Each of us left as soon after as possible, feeling the need to get home to our own families. My dad remained in his coma throughout the entire day and a portion of the next. We shielded him from the news of the attacks, and from the devastating statistics. As a retired fire chief, we knew how the loss of hundreds of firefighters, police, and emergency responders would affect him, and wanted him to regain some strength and cognition before telling him. When I sat with him and told him the story of 9/11 a few weeks later, he asked me if this was true, or just a story that I was telling him, to pass the time.
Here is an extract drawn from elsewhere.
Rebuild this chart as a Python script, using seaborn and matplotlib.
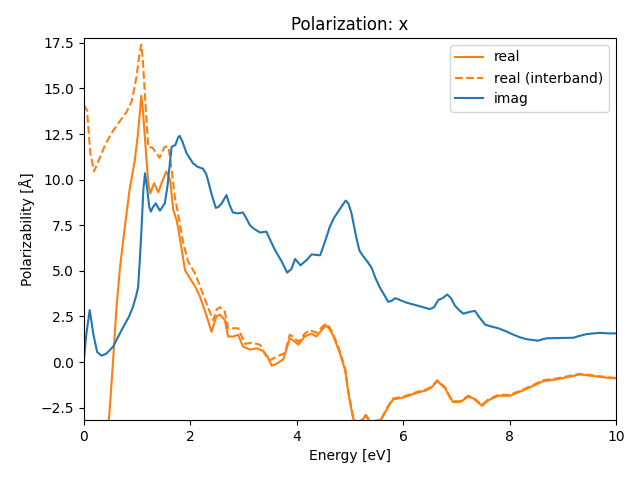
import matplotlib
matplotlib.use("Agg")
import matplotlib.pyplot as plt
import seaborn as sns
import pandas as pd

imag_x = [0.00, 0.05, 0.11, 0.18, 0.25, 0.33, 0.42, 0.55, 0.70, 0.85, 0.92, 0.98, 1.02, 1.05, 1.08, 1.12, 1.15, 1.19, 1.23, 1.26,
          1.30, 1.35, 1.43, 1.52, 1.57, 1.62, 1.65, 1.72, 1.77, 1.80, 1.85, 1.93, 2.05, 2.14, 2.24, 2.30, 2.33, 2.40, 2.48, 2.53,
          2.59, 2.68, 2.74, 2.80, 2.89, 2.99, 3.05, 3.12, 3.20, 3.31, 3.43, 3.50, 3.59, 3.72, 3.82, 3.90, 3.97, 4.07, 4.19, 4.28,
          4.44, 4.52, 4.62, 4.70, 4.78, 4.86, 4.92, 4.97, 5.03, 5.08, 5.13, 5.18, 5.25, 5.33, 5.41, 5.48, 5.56, 5.64, 5.72, 5.78,
          5.85, 6.07, 6.32, 6.50, 6.58, 6.66, 6.74, 6.83, 6.90, 6.97, 7.05, 7.13, 7.25, 7.35, 7.42, 7.54, 7.65, 7.79, 7.92, 8.07,
          8.20, 8.32, 8.45, 8.54, 8.62, 8.70, 9.00, 9.20, 9.30, 9.45, 9.70, 9.85, 10.0]
imag_y = [0.10, 1.6, 2.85, 1.5, 0.55, 0.35, 0.45, 0.84, 1.7, 2.5, 3.0, 3.6, 4.1, 5.5, 7.1, 9.5, 10.35, 9.5, 8.5, 8.25,
          8.5, 8.7, 8.3, 8.7, 9.6, 11.0, 11.8, 11.9, 12.3, 12.4, 12.1, 11.45, 10.9, 10.7, 10.6, 10.3, 10.0, 9.2, 8.45, 8.5,
          8.7, 9.15, 8.6, 8.2, 8.15, 8.2, 7.9, 7.5, 7.3, 7.1, 7.15, 6.7, 6.15, 5.5, 4.9, 5.1, 5.65, 5.3, 5.6, 5.9,
          5.85, 6.5, 7.4, 7.9, 8.25, 8.6, 8.85, 8.7, 8.15, 7.4, 6.7, 6.1, 5.8, 5.5, 5.15, 4.6, 4.1, 3.7, 3.3, 3.35,
          3.5, 3.25, 3.05, 2.9, 3.0, 3.4, 3.5, 3.7, 3.5, 3.1, 2.85, 2.65, 2.75, 2.8, 2.5, 2.05, 1.95, 1.85, 1.7, 1.5,
          1.35, 1.25, 1.2, 1.17, 1.25, 1.3, 1.32, 1.33, 1.42, 1.53, 1.6, 1.57, 1.57]

real_x = [0.40, 0.44, 0.49, 0.55, 0.61, 0.68, 0.77, 0.86, 0.96, 1.02, 1.08, 1.11, 1.15, 1.21, 1.25, 1.32, 1.40, 1.46, 1.55, 1.62,
          1.68, 1.74, 1.77, 1.84, 1.90, 1.99, 2.09, 2.18, 2.31, 2.40, 2.49, 2.56, 2.65, 2.71, 2.81, 2.90, 2.99, 3.12, 3.25, 3.37,
          3.45, 3.53, 3.62, 3.75, 3.87, 3.93, 4.03, 4.15, 4.28, 4.37, 4.47, 4.55, 4.62, 4.69, 4.81, 4.91, 4.97, 5.06, 5.12, 5.19,
          5.30, 5.37, 5.44, 5.52, 5.60, 5.72, 5.81, 6.00, 6.25, 6.44, 6.53, 6.64, 6.70, 6.79, 6.88, 6.94, 7.07, 7.22, 7.32, 7.42,
          7.48, 7.60, 7.79, 8.01, 8.26, 8.45, 8.63, 8.89, 9.14, 9.32, 9.57, 9.82, 10.0]
real_y = [-6.0, -4.2, -2.45, 0.1, 2.85, 5.2, 7.4, 9.45, 11.1, 12.6, 14.6, 13.8, 12.2, 9.8, 9.25, 9.8, 9.3, 9.8, 10.45, 10.0,
          8.35, 7.8, 7.4, 6.15, 5.05, 4.6, 4.15, 3.6, 2.5, 1.65, 2.5, 2.6, 2.3, 1.4, 1.4, 1.5, 0.85, 0.68, 0.75, 0.6,
          0.3, -0.2, -0.1, 0.15, 1.3, 1.2, 0.95, 1.4, 1.55, 1.4, 1.75, 2.0, 1.8, 1.4, 0.5, -0.45, -1.7, -3.1, -3.3, -3.3,
          -2.95, -3.25, -3.3, -3.25, -3.1, -2.45, -2.05, -1.95, -1.7, -1.55, -1.4, -1.05, -1.2, -1.45, -1.95, -2.2, -2.2, -1.9, -2.0, -2.25,
          -2.4, -2.1, -1.85, -1.85, -1.55, -1.3, -1.05, -0.95, -0.8, -0.68, -0.77, -0.86, -0.9]

inter_x = [0.00, 0.06, 0.12, 0.19, 0.30, 0.40, 0.52, 0.65, 0.80, 0.90, 0.99, 1.05, 1.08, 1.11, 1.15, 1.21, 1.29, 1.42, 1.52, 1.59,
           1.65, 1.71, 1.77, 1.87, 1.96, 2.09, 2.21, 2.34, 2.43, 2.50, 2.56, 2.65, 2.71, 2.80, 2.90, 3.03, 3.15, 3.31, 3.43, 3.50,
           3.65, 3.78, 3.87, 3.93, 4.03, 4.15, 4.25, 4.37, 4.47, 4.55, 4.62, 4.69, 4.81, 4.91, 4.97, 5.06, 5.12, 5.19, 5.30, 5.37,
           5.44, 5.52, 5.60, 5.72, 5.81, 6.00, 6.25, 6.44, 6.53, 6.64, 6.70, 6.79, 6.88, 6.94, 7.07, 7.22, 7.32, 7.42, 7.48, 7.60,
           7.79, 8.01, 8.26, 8.45, 8.63, 8.89, 9.14, 9.32, 9.57, 9.82, 10.0]
inter_y = [14.1, 13.8, 11.5, 10.45, 11.2, 11.9, 12.55, 13.1, 13.7, 14.3, 15.65, 17.0, 17.4, 16.5, 14.55, 11.8, 11.75, 11.2, 11.8, 11.8,
           10.55, 9.05, 8.15, 6.5, 5.5, 4.85, 3.95, 2.95, 2.3, 2.9, 3.0, 2.75, 1.85, 1.85, 1.85, 1.0, 1.05, 0.95, 0.3, 0.1,
           0.33, 0.5, 1.5, 1.4, 1.1, 1.55, 1.75, 1.6, 1.9, 2.1, 1.9, 1.5, 0.6, -0.35, -1.6, -3.0, -3.25, -3.25, -2.9, -3.2,
           -3.25, -3.2, -3.05, -2.4, -2.0, -1.9, -1.65, -1.5, -1.35, -1.0, -1.15, -1.4, -1.9, -2.15, -2.15, -1.85, -1.95, -2.2, -2.35, -2.05,
           -1.8, -1.8, -1.5, -1.25, -1.0, -0.9, -0.75, -0.65, -0.73, -0.83, -0.87]

fig, ax = plt.subplots(figsize=(6.4, 4.8), dpi=100)
sns.lineplot(data=pd.DataFrame({"x": real_x, "y": real_y}), x="x", y="y", ax=ax,
             color="#ff7f0e", linewidth=1.5, label="real", estimator=None)
sns.lineplot(data=pd.DataFrame({"x": inter_x, "y": inter_y}), x="x", y="y", ax=ax,
             color="#ff7f0e", linewidth=1.5, linestyle="--", label="real (interband)", estimator=None)
sns.lineplot(data=pd.DataFrame({"x": imag_x, "y": imag_y}), x="x", y="y", ax=ax,
             color="#1f77b4", linewidth=1.5, label="imag", estimator=None)

ax.set_xlim(0, 10)
ax.set_ylim(-3.18, 17.77)
ax.set_title("Polarization: x")
ax.set_xlabel("Energy [eV]")
ax.set_ylabel("Polarizability [Å]")
ax.legend(loc="upper right")
fig.subplots_adjust(left=0.131, right=0.9625, top=0.921, bottom=0.125)
fig.savefig("out.png", dpi=100)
He was quiet for a few moments when I confirmed that it was true, and then said "Then that is why I am still here ... I was to pray for all of my brothers, for all of those people who suffered and died. I'll continue to pray for them." He did that, for six more weeks, until he then passed away, and I'm sure he was welcomed home by many, many souls who preceded him.
And so this morning, Rick and I went to the fire station here in town for the 9/11 remembrance prayer and the traditional bell ringing ... four rounds of five strokes.
Rest in peace, all who left us that day, and know that you will never be forgotten.